On several occasions Wolley described himself as a ‘faithful follower’ of Lord Burghley. He received a letter of sympathy from Sir Christopher Hatton when endangered by the smallpox, and thanked Sir Francis Walsingham for obtaining an appointment for his father-in-law. Wolley was married to one of the Queen’s ladies-in-waiting, a daughter of her old favourite, Sir William More, and she became godmother to Wolley’s son in 1583. Eleven years later he sent a letter to Sir Robert Cecil enclosing a petition to her, requesting permission to have his son joined in his grant from the Exchequer. Four months before his death Wolley applied for the chancellorship of the duchy of Lancaster, 20 Oct. 1595. He had served the Queen, in his own words, ‘now upon the point of 30 years’.3

In 1590 Wolley purchased various parsonages in Surrey for £1,010, and in the subsidy assessment for that county, taken just before his death, he was rated at over £40. He died at Pyrford on 28 Feb. 1596 and was buried in St. Paul’s cathedral.
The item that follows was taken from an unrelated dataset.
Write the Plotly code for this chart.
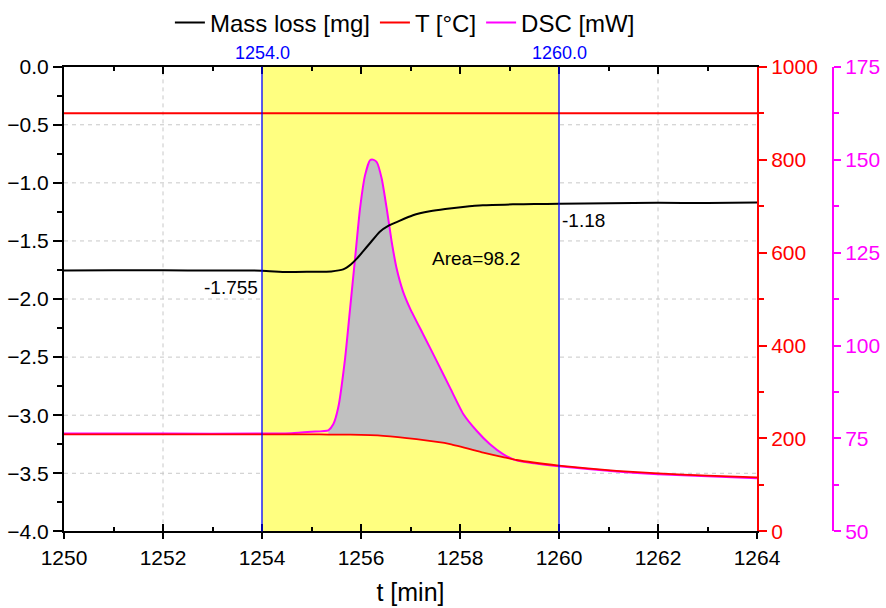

In his will, made three days before his death, and proved on the following 13 Mar., Wolley commended his soul to Almighty God ‘whom I humbly thank for my creation’. His body was to be buried ‘without any pomp’, and his wife, who soon married Lord Keeper Egerton, was appointed sole executrix and residuary legatee, with his ‘very good friends’ Sir William and George More supervisors. Bequests were made to servants, and debts were to be paid, especial care being taken that no man be defrauded. In a codicil he remembered his sister, Mrs. Eleanor Hardy, and two servants to whom he left £10 each. His widow died before administration of the estate was complete, and on 4 May 1600 his son Francis took over, to be superseded, on his death, by Wolley’s brother-in-law, Sir George More.4

Ref Volumes: 1558-1603

Author: P. W. Hasler

Notes

  • 1. DNB; APC, xiv. 236; Hutchins, Dorset, ii. 645; CPR, 1566-9, p. 394; CSP Dom. 1591-4, 1595-7.
  • 2. Trinity, Dublin, anon. jnl. f. 29v; CJ, i. 95, 105, 106, 120, 121, 134; D’Ewes, 207, 247, 288, 306, 339, 340, 341, 343, 349, 352, 356, 393, 394, 395, 399, 405, 409, 410, 412, 413, 414, 415, 416, 430, 431, 432, 438, 439, 440, 442, 443, 445, 448, 449, 453, 454, 471, 472, 473, 474, 476, 477, 478, 481, 486, 489, 490, 496, 497, 499, 502, 503, 504, 506, 507, 513, 517, 519, 520, 521; Townshend, Hist. Colls. 16, 25, 58, 59, 78.
  • 3. HMC 7th Rep. 629, 630, 636, 666; HMC Hatfield, v. 152; Lansd. 18, f. 33; 80, f. 16; Genealogist, n.s. ii. 295.
  • 4. PRO Index 6800, f. 223; Surr. Arch. Colls. xix. 88; PCC 21 Drake.